İnsan Hakları Derneği (İHD) İstanbul Şubesi, Savaş Yavuz ve Barış Yavuz adlı iki kardeşin kendilerini “polis” olarak tanıtan kişiler tarafından kaçırılmasına ilişki dernek binasında açıklama yaptı. İHD İstanbul Şube Başkanı Gülseren Yoleri, son 5 yıldır insan hakları konusunda yaşanan ihlallere dair yoğun başvuru aldıklarını belirtti. Sistematik gözaltı ve işkenceyle kişi özgürlüğü ve güvenlik haklarının ihlal edildiğine dikkati çeken Yoleri, “Bu muameleyi gerçekleştirenler kendilerini MİT, istihbarat, emniyet mensubu ve ‘görünmezler’ gibi isimlerle tanıtıyorlar” dedi.
Polis Şiddeti
Kaçırılan kardeşlerden Barış Yavuz, şiddete ve ajanlık dayatmasına maruz kaldıklarını aktardı. Yavuz, kaçırıldıktan sonra boş bir alana bırakıldığını belirterek, “Götürdükleri boş alanda polis olduklarını söylediler.
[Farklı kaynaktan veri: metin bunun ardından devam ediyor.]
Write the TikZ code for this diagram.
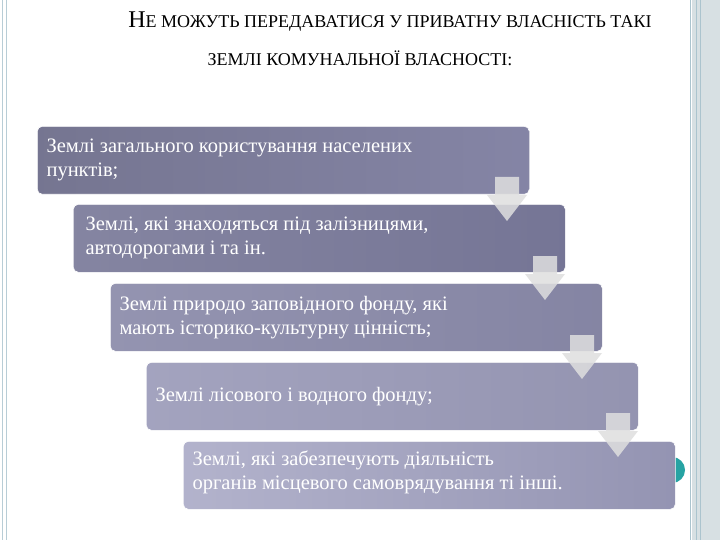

Sorular sormaya başladılar. Ablamız 11 yıl cezaevinde kaldı. Ablam HDP Gençlik Kolları’nda başkandı. Cezaevinden çıktıktan sonra ablama ve aileye baskılar artmaya başladı. Ablam ülkeyi terk etmek zorunda kaldı. Polisler de bizi tehdit etmeye başladı ve ajanlık dayatmasında bulunarak, bir şeyler bilip bilmediğimizi sordular. Kimlerle irtibatta olduğumuzu sordular. Bir saat polisler tarafından şiddette maruz kaldık. Hakaret ettiler. Tehditler savurdular” diye anlattı.
“Baskı Altındayız”
Polislerin silahlarıyla kendilerini tehdit ettiğine dikkati çeken Yavuz, şöyle devam etti: “Bağırış ve çağrışlarımızdan birkaç işletmenin çalışanları bize doğru gelmeye başladı. Bundan dolayı bizi bırakmak zorunda kaldılar. Olay yerinden ayrılarak evimize gittik. Bu baskıları, zulümleri ilk defa yaşamıyoruz. Ailemizin Kürt kimliğinden dolayı hep baskı altında olduk. Bu ülkede HDP’liysen terörist olarak gösteriliyorsun.”
Ajanlık Dayatması
Bir diğer kardeş Savaş Yavuz ise, birçok defa benzer baskılarla karşı karşıya kaldıklarını ifade etti. Son zamanlarda bu baskıların daha da arttığını söyleyen Yavuz, “Ağabeyim iş çıkışı beni almaya gelirken, o sırada polisler tarafından önümüz kesildi. Belli bir süre araçlarında sorguya aldılar. Ailemiz üzerinden, babamız üzerinden sorular sordular. Bir şey bilmediğimizi söylediğimizde de ‘öğreneceksiniz bize haber vereceksiniz. Eğer haber vermezseniz yine gelir alırız’ diye tehdit ediyorlardı bizi. Bunu da rahat bir şekilde yapıyorlar” diye kaydetti.